Une grande créativité
Un retour en France particulièrement réussi. On le retrouve au Club de Cavalière, 2
étoiles Michelin, où immédiatement il se fait remarquer pour la qualité de sa cuisine,
pour sa faculté à innover. La table devient un des endroits les plus courus de la Côte.
Pourtant, Roger Vergé ne s'en contente pas. Epaulé de son épouse Denise, il veut aller
plus loin, s'installer, être chez lui. C'est au Moulin de Mougins, en 1969, qu'il
s'installera et ce sera tout de suite l'explosion, le succès. Là, Roger Vergé se sent
pousser des ailes, il fait des travaux importants, il crée, il est à l'écoute des
clients, des produits, il forme de jeunes cuisiniers, toujours dans le respect des
traditions. "La fantaisie n'est possible qu'en s'appuyant sur les bases de la
cuisine française", insiste-t-il. Il côtoie quotidiennement les artistes de la
région, Arman, César, entre autres, avec qui il entretient une amitié, une connivence,
qui ne feront que nourrir cette passion de l'art, de l'esthétique, de la créativité que
l'on retrouve dans sa cuisine. Le guide Michelin va très vite reconnaître ses
talents : en 1970, il se voit décerner une première étoile, suivie d'une seconde en
1972, avant d'atteindre la consécration avec la troisième étoile en 1974. Vingt-deux
années durant, il restera au firmament, sans cesser de chercher à donner toujours plus
de soleil dans sa cuisine, toujours plus de bonheur à ses clients. C'est dire qu'il n'a
pas compris quand en 1996 le guide Michelin retirait une première étoile puis une
seconde en 1997. Il se souvient : "J'ai été très choqué parce que je n'ai pas
compris. J'ai longtemps cherché à préserver, dans tout ce que je faisais, les bases de
la cuisine française. C'est peut-être ce que l'on m'a reproché. Mais, pour mes clients,
rien n'a changé. Ils sont persuadés que j'ai toujours 3 étoiles et reviennent avec
autant de bonheur. Je n'ai eu aucune chute de fréquentation, c'est pour moi la chose la
plus importante. Que ce soit avant ou après les 3 étoiles, j'ai toujours tout fait pour
progresser, on n'a pas le droit de décevoir les clients qui vous font confiance."

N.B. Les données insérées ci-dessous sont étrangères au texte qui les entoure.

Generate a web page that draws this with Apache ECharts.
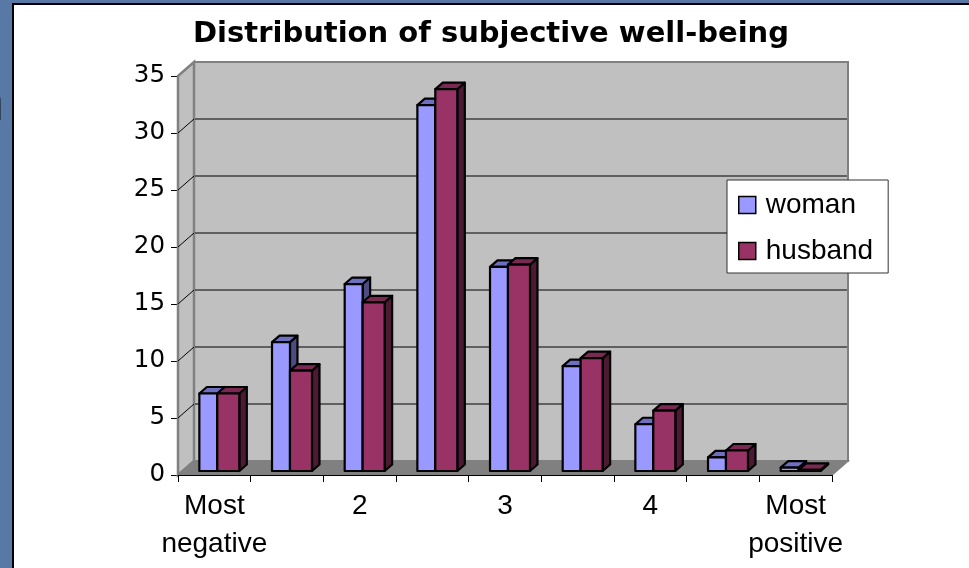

Et si ces 2 étoiles en moins lui avaient donné des ailes, il n'était dès lors plus
obligé de rester dans un carcan pour justement les garder, ces étoiles... Roger Vergé
ne dit pas non. "J'ai recouvré plus de liberté dans ma manière de créer, j'ai
réalisé qu'il ne fallait pas être statique dans cette idée de préserver les bases de
la cuisine française. Il faut savoir garder la tradition mais toujours créer autour. Les
voyages nous apportent une autre vision en la matière, ils ont fait considérablement
évoluer la philosophie de la cuisine française, et c'est bien, c'est le mouvement de la
vie."
Un homme en mouvement
Roger Vergé s'est remis bien sûr de cette sanction, simplement avec une sensibilité
encore plus forte, avec une envie d'avancer encore plus violente, et avec cette motivation
qu'un jour, peut-être, il retrouvera ses étoiles perdues. "Dans la vie, tout
s'arrête à partir du moment où l'envie de bâtir ne vous tient plus",
explique-t-il. Autant dire que pour lui rien n'est arrêté. Et de continuer à investir
au Moulin de Mougins, Relais & Châteaux, où il prévoit d'ici quelques mois de
débuter des travaux très importants, "faire le Bel Air de Los Angeles"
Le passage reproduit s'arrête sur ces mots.